Miss Stormé de Larverie, the Lady Who Appears to be a Gentleman (1961), which shows a slender woman in a dark men’s suit, black boots, and a thin black tie sitting on a park bench, demonstrates what happened. The photo’s narrow palette and shallow depth of field flatten the bench and tilt the lawn and concrete walkway upward, as if all of Central Park were nothing but a painted backdrop in an indoor studio. Miss Stormé’s pose is casual but deliberate, self-possessed but carefully defended: she leans forward slightly, facing the lens but not quite looking into it, turns her crossed legs almost sideways, and crosses her hands over her lap for good measure. On her left hand is a pinky ring and a wristwatch. A cigarette burns between her fingers.
The photograph amounts to a collaboration, a relic of Arbus’s and de Larverie’s temporary agreement to create a particular character.

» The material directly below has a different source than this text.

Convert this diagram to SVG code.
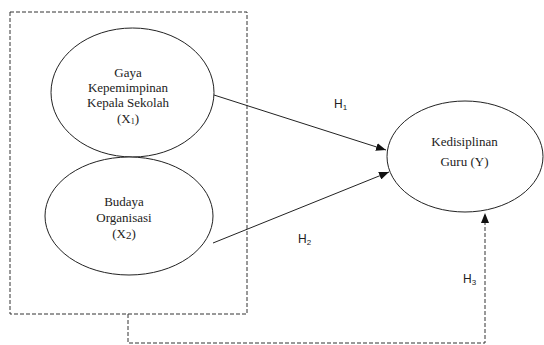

But this kind of connection between Arbus and her subject is one that comes at the expense of their connections to anything else. What happened is that Arbus’s instinct for the spontaneous and human transformed itself, through an escalating cycle of self-consciousness and introversion, from a search for meaningful encounters to a method of entombing them. By the time she found her mirror, her vision was too sharp.
diane arbus: in the beginning is on view at the Met Breuer through November 27, 2016.